**WHAT IS EXPECTED**
In the listing that follows, retype every line from the first through the one containing "(a2) at (482,82)". Pictures are to be left out.

**SUPPLIED INFORMATION**
++++++++
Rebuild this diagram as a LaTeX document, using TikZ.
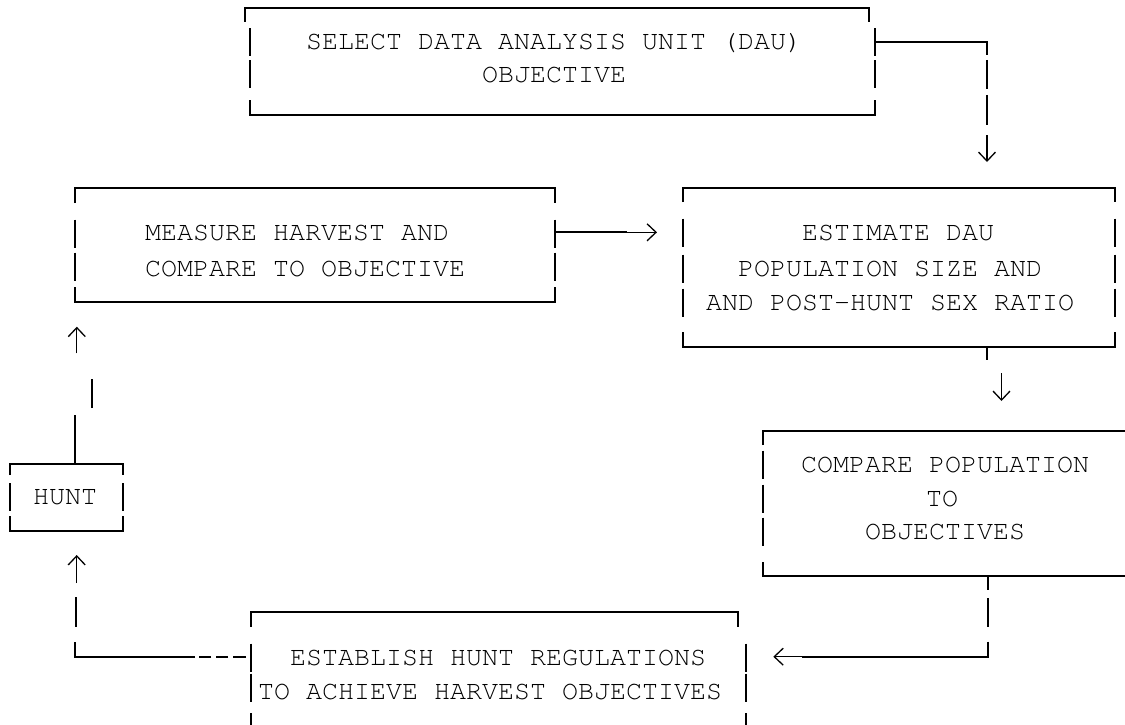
\documentclass[tikz,border=0pt]{standalone}
\usepackage{fontspec}
\newfontfamily\cur{TeX Gyre Cursor}
\usetikzlibrary{arrows.meta}
\tikzset{
  bline/.style={line width=2pt, line cap=butt, line join=miter},
  cline/.style={line width=2pt, line cap=butt, line join=miter},
  garrow/.style={line width=1.3pt, -{Straight Barb[length=9pt,width=17pt]}},
  txt/.style={font=\cur\fontsize{26.67pt}{30pt}\selectfont, anchor=base west, inner sep=0pt, outer sep=0pt},
}
% vertical side pieces of a box: x, list of row centres
\newcommand\rowsides[2]{\foreach \rc in {#2}{\draw[bline] (#1,\rc-14) -- (#1,\rc+14);}}
\begin{document}
\begin{tikzpicture}[x=1pt,y=-1pt]
\useasboundingbox (0,0) rectangle (1125,725);
\fill[white] (0,0) rectangle (1125,725);

% ---------- box A : select DAU ----------
\draw[bline] (245,22) -- (245,8) -- (869,8) -- (869,22);
\rowsides{250}{42.5,74.5}
\rowsides{875}{42.5,74.5}
\draw[bline] (250,100) -- (250,115) -- (875,115) -- (875,100);
\node[txt] (a1) at (306,50) {SELECT DATA ANALYSIS UNIT (DAU)};
\node[txt] (a2) at (482,82) {OBJECTIVE};

% ---------- box B : measure harvest ----------
\draw[bline] (74.6,203) -- (74.6,188.3) -- (555,188.3) -- (555,203);
\rowsides{74.6}{233.5,266.5}
\rowsides{555}{233.5,266.5}
\draw[bline] (74.6,287) -- (74.6,302.3) -- (555,302.3) -- (555,287);
\node[txt] (b1) at (145,240.5) {MEASURE HARVEST AND};
\node[txt] (b2) at (145,276.5) {COMPARE TO OBJECTIVE};

% ---------- box C : estimate ----------
\draw[bline] (683,202) -- (683,188.3) -- (1115,188.3) -- (1115,202);
\rowsides{683}{232.5,268.5,302.5}
\rowsides{1115}{232.5,268.5,302.5}
\draw[bline] (683,332) -- (683,346.7) -- (1115,346.7) -- (1115,332);
\node[txt] (c1) at (802,240.5) {ESTIMATE DAU};
\node[txt] (c2) at (738,276.5) {POPULATION SIZE AND};
\node[txt] (c3) at (706,310.5) {AND POST-HUNT SEX RATIO};

% ---------- box D : hunt ----------
\draw[bline] (10,475) -- (10,464) -- (122.7,464) -- (122.7,475);
\rowsides{10}{497}
\rowsides{122.7}{497}
\draw[bline] (10,516) -- (10,530.7) -- (122.7,530.7) -- (122.7,516);
\node[txt] (d1) at (33,504.5) {HUNT};

% ---------- box E : compare population ----------
\draw[bline] (762.7,445) -- (762.7,430.7) -- (1125,430.7);
\rowsides{762.7}{464.5,498.5,531.5}
\draw[bline] (1125,576) -- (762.7,576) -- (762.7,561.7);
\node[txt] (e1) at (801,472.5) {COMPARE POPULATION};
\node[txt] (e2) at (926,506.5) {TO};
\node[txt] (e3) at (865,539.5) {OBJECTIVES};

% ---------- box F : establish regulations ----------
\draw[bline] (251,626.7) -- (251,611.7) -- (738,611.7) -- (738,626.7);
\rowsides{251}{657.5,687.5}
\rowsides{746}{657.5,687.5}
\draw[bline] (251,713) -- (251,725);
\draw[bline] (746,713) -- (746,725);
\node[txt] (f1) at (290,665.5) {ESTABLISH HUNT REGULATIONS};
\node[txt] (f2) at (258,699.5) {TO ACHIEVE HARVEST OBJECTIVES};

% ---------- connector A -> C ----------
\coordinate (aout) at (875,41.7);
\coordinate (acorner) at (987,41.7);
\coordinate (aarrS) at (987,135);
\coordinate (aarrE) at (987,162);
\draw[cline] (aout) -- (acorner) -- ++(0,13.3);
\draw[cline] (987,60) -- (987,89.3);
\draw[cline] (987,95) -- (987,125);
\draw[garrow] (aarrS) -- (aarrE);

% ---------- connector B -> C ----------
\coordinate (bout) at (555,232.3);
\coordinate (bin) at (657,232.3);
\draw[cline] (bout) -- (627,232.3);
\draw[garrow] (626,232.3) -- (bin);

% ---------- connector C -> E ----------
\coordinate (cout) at (986.7,346.7);
\draw[cline] (cout) -- (986.7,360);
\coordinate (carrS) at (1001.5,373);
\coordinate (carrE) at (1001.5,401);
\draw[garrow] (carrS) -- (carrE);

% ---------- connector E -> F ----------
\coordinate (eout) at (988.3,576);
\coordinate (ecorner) at (988.3,656.7);
\coordinate (fin) at (773.3,656.7);
\draw[cline] (eout) -- (988.3,590);
\draw[cline] (988.3,598) -- (988.3,626.7);
\draw[cline] (988.3,641.7) -- (ecorner) -- (801.7,656.7);
\draw[garrow] (802.7,656.7) -- (fin);

% ---------- connector F -> D ----------
\coordinate (fout) at (251,657);
\coordinate (fcorner) at (75,657);
\draw[cline] (246,657) -- (233,657);
\draw[cline] (228,657) -- (216,657);
\draw[cline] (211,657) -- (199,657);
\draw[cline] (195,657) -- (fcorner) -- (75,641.7);
\draw[cline] (75.7,597) -- (75.7,627);
\coordinate (darrS) at (76.7,583);
\coordinate (darrE) at (76.7,555);
\draw[garrow] (darrS) -- (darrE);

% ---------- connector D -> B ----------
\coordinate (dout) at (74.5,464);
\draw[cline] (dout) -- (74.5,415);
\draw[cline] (91.5,408) -- (91.5,379);
\coordinate (barrS) at (76.8,353.3);
\coordinate (barrE) at (76.8,326.7);
\draw[garrow] (barrS) -- (barrE);
\end{tikzpicture}
\end{document}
++++++++
**SOLUTION**
Rebuild this diagram as a LaTeX document, using TikZ.
\documentclass[tikz,border=0pt]{standalone}
\usepackage{fontspec}
\newfontfamily\cur{TeX Gyre Cursor}
\usetikzlibrary{arrows.meta}
\tikzset{
  bline/.style={line width=2pt, line cap=butt, line join=miter},
  cline/.style={line width=2pt, line cap=butt, line join=miter},
  garrow/.style={line width=1.3pt, -{Straight Barb[length=9pt,width=17pt]}},
  txt/.style={font=\cur\fontsize{26.67pt}{30pt}\selectfont, anchor=base west, inner sep=0pt, outer sep=0pt},
}
% vertical side pieces of a box: x, list of row centres
\newcommand\rowsides[2]{\foreach \rc in {#2}{\draw[bline] (#1,\rc-14) -- (#1,\rc+14);}}
\begin{document}
\begin{tikzpicture}[x=1pt,y=-1pt]
\useasboundingbox (0,0) rectangle (1125,725);
\fill[white] (0,0) rectangle (1125,725);

% ---------- box A : select DAU ----------
\draw[bline] (245,22) -- (245,8) -- (869,8) -- (869,22);
\rowsides{250}{42.5,74.5}
\rowsides{875}{42.5,74.5}
\draw[bline] (250,100) -- (250,115) -- (875,115) -- (875,100);
\node[txt] (a1) at (306,50) {SELECT DATA ANALYSIS UNIT (DAU)};
\node[txt] (a2) at (482,82) {OBJECTIVE};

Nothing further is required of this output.